From: Michael Wiik (mwiik@messagenet.com)
Date: Fri Aug 02 2002 - 12:26:08 MDT
"Robert J. Bradbury" <bradbury@aeiveos.com> wrote:
> I fail to see how the high bandwidth final mile will significantly
> advance society, culture, or humanity as they currently exist.
> Only when the end recepticles have a much higher bandwidth
> than those currently in place (i.e. we have posthumanist
> entities) does it seem to me that higher bandwidths will
> be useful.
As an independent web developer who works almost exclusively out of my
home, I can agree with this. I still use a 56k modem though most of the
studios I work with have T1 connections and I could afford a DSL or
cable modem connection easily. Personally, there just isn't that much
compelling content out there.
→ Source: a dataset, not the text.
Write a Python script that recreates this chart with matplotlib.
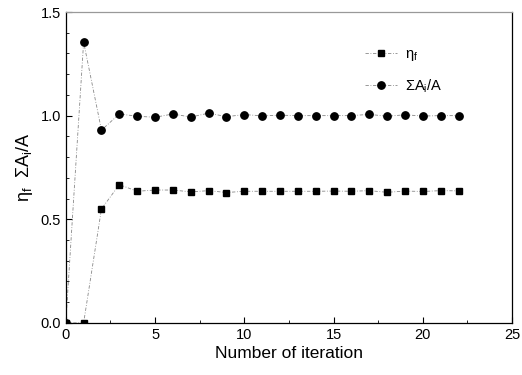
import matplotlib
matplotlib.use("Agg")
import matplotlib.pyplot as plt
from matplotlib.ticker import MultipleLocator

plt.rcParams['font.family'] = ['Liberation Sans', 'DejaVu Sans']
plt.rcParams['mathtext.default'] = 'regular'

iterations = list(range(0, 23))
eta_f = [0.0, 0.0, 0.55, 0.667, 0.635, 0.641, 0.641, 0.632, 0.638, 0.629,
         0.635, 0.635, 0.635, 0.635, 0.635, 0.636, 0.635, 0.638, 0.630, 0.636,
         0.634, 0.638, 0.637]
sum_ai_a = [0.0, 1.355, 0.93, 1.008, 0.997, 0.992, 1.008, 0.993, 1.012, 0.995,
            1.005, 0.999, 1.002, 1.0, 1.0, 1.0, 1.0, 1.006, 0.997, 1.004,
            0.998, 1.0, 1.0]

fig = plt.figure(figsize=(5.22, 3.75), dpi=100)
ax = fig.add_axes([0.126, 0.139, 0.855, 0.829])

ax.plot(iterations, eta_f, linestyle=(0, (4, 2, 1, 2)), color='#888888', lw=0.6,
        marker='s', markersize=5, markerfacecolor='black', markeredgecolor='black',
        label='η$_f$')
ax.plot(iterations, sum_ai_a, linestyle=(0, (4, 2, 1, 2)), color='#888888', lw=0.6,
        marker='o', markersize=5.3, markerfacecolor='black', markeredgecolor='black',
        label='ΣA$_i$/A')

ax.set_xlim(0, 25)
ax.set_ylim(0, 1.5)
ax.xaxis.set_major_locator(MultipleLocator(5))
ax.xaxis.set_minor_locator(MultipleLocator(2.5))
ax.yaxis.set_major_locator(MultipleLocator(0.5))
ax.yaxis.set_minor_locator(MultipleLocator(0.1))
ax.tick_params(which='both', direction='in', top=False, right=False, labelsize=10.5)
ax.tick_params(which='major', length=4)
ax.tick_params(which='minor', length=2)
ax.set_yticks([0, 0.5, 1.0, 1.5])
ax.set_yticklabels(['0.0', '0.5', '1.0', '1.5'])

ax.set_xlabel('Number of iteration', fontsize=12.5, labelpad=3)
ax.set_ylabel('η$_f$  ΣA$_i$/A', fontsize=13, labelpad=4)

for s in ax.spines.values():
    s.set_linewidth(0.9)
ax.spines['top'].set_color('#999999')

ax.legend(loc='upper left', bbox_to_anchor=(0.64, 0.93), frameon=False,
          handlelength=2.2, fontsize=10.5, labelspacing=1.0, handletextpad=0.6)

fig.savefig('out.png', dpi=100)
Professionally, *someone* has to regularly
view the output over a regular modem, since that is how the majority of
the intended audience will see it, and the old adage about if you want
something done right applies here.
That is why some companies who shall remain nameless but may suggest
shaving utensils and water-borne life in their names and are featured on
fuckedcompany.com and are the target of anecdotes on Slashdot such as
'They asked me about directory structures, and I was like, 'Hello?' I'm
an *Information Architect*, not a Knowledge Engineer!' end up doing
stuff like designing 300K homepages for major online service providers
with millions of subscribers that get redesigned after a couple months
since most subscribers are still at 28K (this was 1998).